L4S makes a huge difference in user experience and application reliability: Here on the left a visualization of unstable latency without L4S, on the right of a much more stable latency thanks to L4S. (Photo: Hololight)
Hololight Stream and L4S: the Perfect Duo for High-Performance XR Streaming
To bring the benefits of L4S to users, Hololight has integrated the mechanism into its Hololight Stream XR streaming solution. As a result, when streaming AR and VR applications, users will benefit from the highest possible quality and smooth presentation of three-dimensional holograms through XR glasses. “L4S is predestined for all network-intensive applications with high graphical requirements, including and especially XR applications. This way, complex objects with a large number of polygons, for example, can be visualized with a greater level of detail and without delay, which for designers and developers in particular enables an outstanding three-dimensional experience,” says Dominik Schnieders, Head of Edge Computing at Deutsche Telekom. Philipp Landgraf, Senior Director of XR Streaming at Hololight adds: “Through our partnership with Deutsche Telekom and the integration of L4S, we are able to offer our customers a very new dimension to streamed XR scenarios.”

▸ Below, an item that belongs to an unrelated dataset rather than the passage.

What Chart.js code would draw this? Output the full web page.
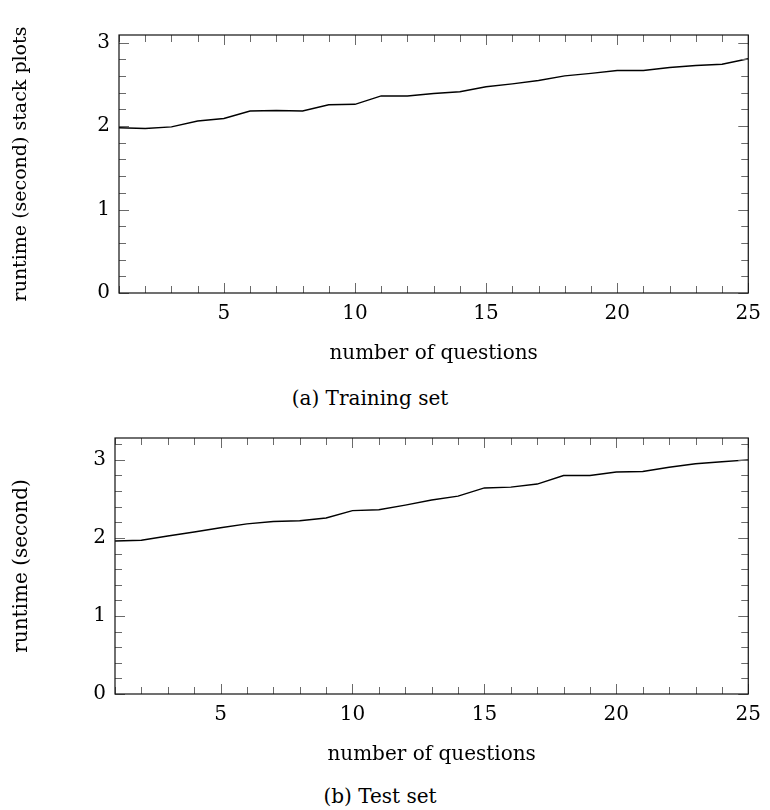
<!DOCTYPE html>
<html>
<head>
<meta charset="utf-8">
<script src="https://cdn.jsdelivr.net/npm/chart.js@4/dist/chart.umd.min.js"></script>
<style>
  html, body { margin: 0; padding: 0; background: #fff; }
  body { width: 770px; height: 810px; position: relative; overflow: hidden; font-family: 'DejaVu Serif', serif; }
  canvas { position: absolute; left: 0; }
  .caption { position: absolute; width: 300px; text-align: center; font-size: 20px; line-height: 24px; color: #000; }
</style>
</head>
<body>
<canvas id="chart-train" width="770" height="370" style="top:0"></canvas>
<div class="caption" style="left:220px; top:386px">(a) Training set</div>
<canvas id="chart-test" width="770" height="361" style="top:410px"></canvas>
<div class="caption" style="left:230px; top:784px">(b) Test set</div>

<script>
// ── data ──
const questions = [1, 2, 3, 4, 5, 6, 7, 8, 9, 10, 11, 12, 13, 14, 15, 16, 17, 18, 19, 20, 21, 22, 23, 24, 25];
const trainingRuntime = [1.98, 1.97, 1.99, 2.06, 2.09, 2.18, 2.185, 2.18, 2.255, 2.26, 2.36, 2.36, 2.39,
                         2.41, 2.47, 2.505, 2.545, 2.60, 2.63, 2.665, 2.665, 2.70, 2.725, 2.74, 2.805];
const testRuntime = [1.96, 1.97, 2.025, 2.075, 2.13, 2.18, 2.21, 2.22, 2.255, 2.35, 2.36, 2.42, 2.485,
                     2.535, 2.64, 2.65, 2.69, 2.80, 2.80, 2.845, 2.85, 2.905, 2.95, 2.975, 3.00];
const xMajorEvery = 5;
const yStep = 0.2;

const FONT = { family: "'DejaVu Serif', serif", size: 20 };
const isWhole = v => Math.abs(v - Math.round(v)) < 1e-6;

// pgfplots style: ticks pointing inward on all four sides + closed box
const innerTicks = {
  id: 'innerTicks',
  afterDatasetsDraw(chart) {
    const { ctx, chartArea: a, scales: { x, y } } = chart;
    ctx.save();
    ctx.strokeStyle = '#6a6a6a';
    ctx.lineWidth = 1;
    ctx.beginPath();
    x.ticks.forEach(t => {
      const px = Math.round(x.getPixelForValue(t.value)) + 0.5;
      const len = t.value % xMajorEvery === 0 ? 10 : 7;
      ctx.moveTo(px, a.bottom); ctx.lineTo(px, a.bottom - len);
      ctx.moveTo(px, a.top);    ctx.lineTo(px, a.top + len);
    });
    y.ticks.forEach(t => {
      const py = Math.round(y.getPixelForValue(t.value)) + 0.5;
      const len = isWhole(t.value) ? 10 : 7;
      ctx.moveTo(a.left, py);  ctx.lineTo(a.left + len, py);
      ctx.moveTo(a.right, py); ctx.lineTo(a.right - len, py);
    });
    ctx.stroke();
    ctx.strokeStyle = '#111';
    ctx.lineWidth = 1.2;
    ctx.strokeRect(a.left, a.top, a.right - a.left, a.bottom - a.top);
    ctx.restore();
  }
};

function makeChart(id, values, cfg) {
  return new Chart(document.getElementById(id), {
    type: 'line',
    data: {
      datasets: [{
        data: questions.map((q, i) => ({ x: q, y: values[i] })),
        borderColor: '#000',
        borderWidth: 1.4,
        pointRadius: 0,
        tension: 0,
        fill: false
      }]
    },
    options: {
      responsive: false,
      animation: false,
      devicePixelRatio: 1,
      layout: { padding: { top: cfg.top, right: cfg.right, left: 0, bottom: 0 } },
      plugins: { legend: { display: false }, tooltip: { enabled: false } },
      scales: {
        x: {
          type: 'linear',
          min: 1, max: 25,
          grid: { display: false, drawTicks: false },
          border: { display: false },
          ticks: {
            stepSize: 1, autoSkip: false, maxRotation: 0, includeBounds: false,
            padding: 9, color: '#000', font: FONT,
            callback: v => (v % xMajorEvery === 0 ? String(v) : '')
          },
          title: { display: true, text: 'number of questions', color: '#000', font: FONT, padding: { top: 0, bottom: 4 } },
          afterFit: s => { s.height = cfg.xHeight; }
        },
        y: {
          min: 0, max: cfg.yMax,
          grid: { display: false, drawTicks: false },
          border: { display: false },
          ticks: {
            stepSize: yStep, autoSkip: false, includeBounds: false,
            padding: 9, color: '#000', font: FONT,
            callback: v => (isWhole(v) ? String(Math.round(v)) : '')
          },
          title: { display: true, text: cfg.yTitle, color: '#000', font: { ...FONT, size: cfg.yTitleSize }, padding: { top: 10, bottom: 0 } },
          afterFit: s => { s.width = cfg.left; }
        }
      }
    },
    plugins: [innerTicks]
  });
}

makeChart('chart-train', trainingRuntime, {
  yTitle: 'runtime (second) stack plots', yTitleSize: 19, yMax: 3.09,
  top: 35, right: 17, left: 119, xHeight: 77
});
makeChart('chart-test', testRuntime, {
  yTitle: 'runtime (second)', yTitleSize: 20, yMax: 3.28,
  top: 28, right: 19, left: 115, xHeight: 77
});
</script>
</body>
</html>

All industry branches that use XR applications for their design, development, and planning processes benefit from this bundle of Hololight Stream and L4S. The technology will also be used in innovative, forward-looking projects, such as those that are part of IntellIoT, the next-generation Europe-wide IoT framework. As a result, thanks to the integration of L4S and Hololight Stream, equipment such as tractors, as part of an intelligent agricultural fleet combined with supporting devices such as drones, can in the future be partially operated and steered remotely. The agricultural machines will receive the XR applications from servers in the cloud via streaming.
Another application example is the planning and construction of residential areas, such as recently occurred in the Munich district of Freiham. Using Hololight’s Hololight Stream based on digital 3D data, and with the help of Augmented Reality, the construction planners visualized and modeled the entire construction plan. In doing so, they anticipated the future development of the area. In development areas, where comprehensive Wi-Fi is still not available, these kinds of AR applications could in the future be streamed over the cellular network with L4S.
Journey into the Metaverse
Looking to the future, the combination of Hololight Stream and L4S in particular can also lead to significant benefits in the Metaverse. This is because users will access this new virtual space from everywhere and will want to optimally use stable, high-performance internet connectivity, not only in those places where there is Wi-Fi coverage. Here, L4S serves as a core technology for guaranteeing that the streaming of XR applications in the Metaverse via the cellular network is also high-performance.